Direct synthesis of highly ordered large-pore functionalized mesoporous SBA-15 silica with methylaminopropyl groups and its catalytic reactivity in flavanone synthesis

Abstract

Functionalized SBA-15 mesoporous silica materials with a p6mm symmetry have been synthesized through a simple co-condensation approach of tetraethylorthosilicate (TEOS) and (3-(methylamino)propyl)trimethoxysilane (MAPTMS) using amphiphilic block co-polymers under acidic conditions. The influence of the amount of MAPTMS in the initial synthesis mixture on the mesostructural properties of the resultant materials was studied by varying the molar ratios of MAPTMS to TEOS. X-ray powder diffraction (XRD) and N 2 sortpion results indicated that the ordering of the mesoporous structure was dependent on the amount of MAPTMS added in the initial mixture. Solid-state nuclear magnetic resonance (NMR), thermogravimetric analysis (TGA) and elemental analysis showed that the incorporation of the organic groups in the silica framework increased with the MAPTMS concentration in the synthesis mixture. TEOS pre-hydrolysis prior to the addition of MAPTES had great influence on the crystallographic ordering, pore size, surface area and pore volume of the resultant functionalized mesoporous silica materials. Moreover, the addition of inorganic salt in the initial mixture could greatly enhance the mesostructure ordering and stability of the mesoporous materials.
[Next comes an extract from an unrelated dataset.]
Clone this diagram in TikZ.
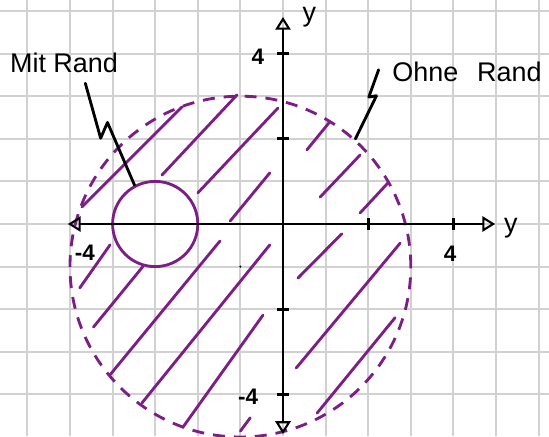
\documentclass[tikz,border=0pt]{standalone}
\usepackage{fontspec}
\setmainfont{Liberation Sans}
\usetikzlibrary{arrows.meta, positioning}
\definecolor{lila}{RGB}{125,30,135}
\tikzset{
  gitter/.style={draw=black!18, line width=1.3pt},
  achse/.style={line width=1.9pt, {Triangle[open, length=3mm, width=3.6mm, line width=1.4pt]}-{Triangle[open, length=3mm, width=3.6mm, line width=1.4pt]}},
  strich/.style={line width=1.9pt},
  schraffur/.style={draw=lila, line width=1.9pt, line cap=round},
  rand/.style={circle, draw=lila, line width=1.9pt, inner sep=0pt},
  offen/.style={rand, dash pattern=on 8pt off 6pt},
  beschr/.style={font=\fontsize{18}{20}\selectfont},
  zahl/.style={font=\fontsize{15}{17}\selectfont\bfseries},
  blitz/.style={line width=1.9pt, line join=round, line cap=round},
}
\begin{document}
\begin{tikzpicture}
  \useasboundingbox (-6.643,-4.977) rectangle (6.244,5.258);
  \draw[gitter] (-6.643,-4.977) grid (6.244,5.258);
  % schraffierte Flaeche
  \foreach \xa/\ya/\xb/\yb in {-4.72/0.40/-2.37/2.75, -2.84/1.15/-1.08/3.03, -2.0/0.73/-0.12/2.72,
                               -1.24/0.07/-0.31/1.2, 0.56/1.74/1.1/2.4, 0.87/0.63/1.81/1.62,
                               1.81/0.26/2.46/0.96, -4.77/-1.5/-4.06/-0.49, -4.45/-2.42/-3.29/-1.0,
                               -4.06/-3.54/-1.48/-0.4, -3.31/-4.2/-0.31/-0.49, -2.35/-4.77/-0.47/-2.14,
                               -1.0/-4.86/-0.77/-4.55, 0.35/-1.27/1.38/-0.23, 0.31/-3.38/2.75/-0.45,
                               0.8/-4.44/2.63/-2.2}
    \draw[schraffur] (\xa,\ya) -- (\xb,\yb);
  \node[offen, minimum size=8cm] (gross) at (-1,-1) {};
  \node[rand, minimum size=2cm] (klein) at (-3,0) {};
  \fill (-1,-1) circle (0.8pt);
  % Achsen
  \draw[achse] (-5.05,0) -- (4.98,0);
  \draw[achse] (0,-4.93) -- (0,4.86);
  \foreach \t in {2,4} \draw[strich] (\t,0.13) -- (\t,-0.13);
  \foreach \t in {-4,-2,2,4} \draw[strich] (-0.13,\t) -- (0.13,\t);
  \node[zahl] (xvier) at (3.92,-0.7) {4};
  \node[zahl] (xmvier) at (-4.65,-0.68) {-4};
  \node[zahl] (yvier) at (-0.59,3.92) {4};
  \node[zahl] (ymvier) at (-0.82,-4.06) {-4};
  \node[beschr] (ylbl) at (0.62,4.85) {y};
  \node[beschr] (xlbl) at (5.35,-0.1) {y};
  % Beschriftungen
  \node[beschr] (mit) at (-5.14,3.78) {Mit Rand};
  \draw[blitz] ([xshift=0.5cm,yshift=-0.12cm]mit.south) -- ++(0.36,-1.29) -- ++(0.16,0.37) -- (klein.118);
  \node[beschr] (ohne) at (4.32,3.57) {Ohne\hspace{0.7em}Rand};
  \draw[blitz] ([xshift=-0.2cm,yshift=0.05cm]ohne.west) -- ++(-0.23,-0.64) -- ++(0.18,0.03) -- (gross.48);
\end{tikzpicture}
\end{document}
With the aid of NaCl salt, the modified SBA-15 materials with the content of methylaminopropyl groups up to 2.37 mmol/g still possessed well-ordered mesoporous structure and had high specific area of 200 m 2g −1 and pore volume of 0.29 cm 3/g. The modified SBA-15 showed high catalytic activities and selectivities toward flavanones synthesis through the Claisen–Schmidt condensation of substituted acetophenones and benzaldehyde derivatives and subsequent intramolecular Michael addition in the absence of solvent.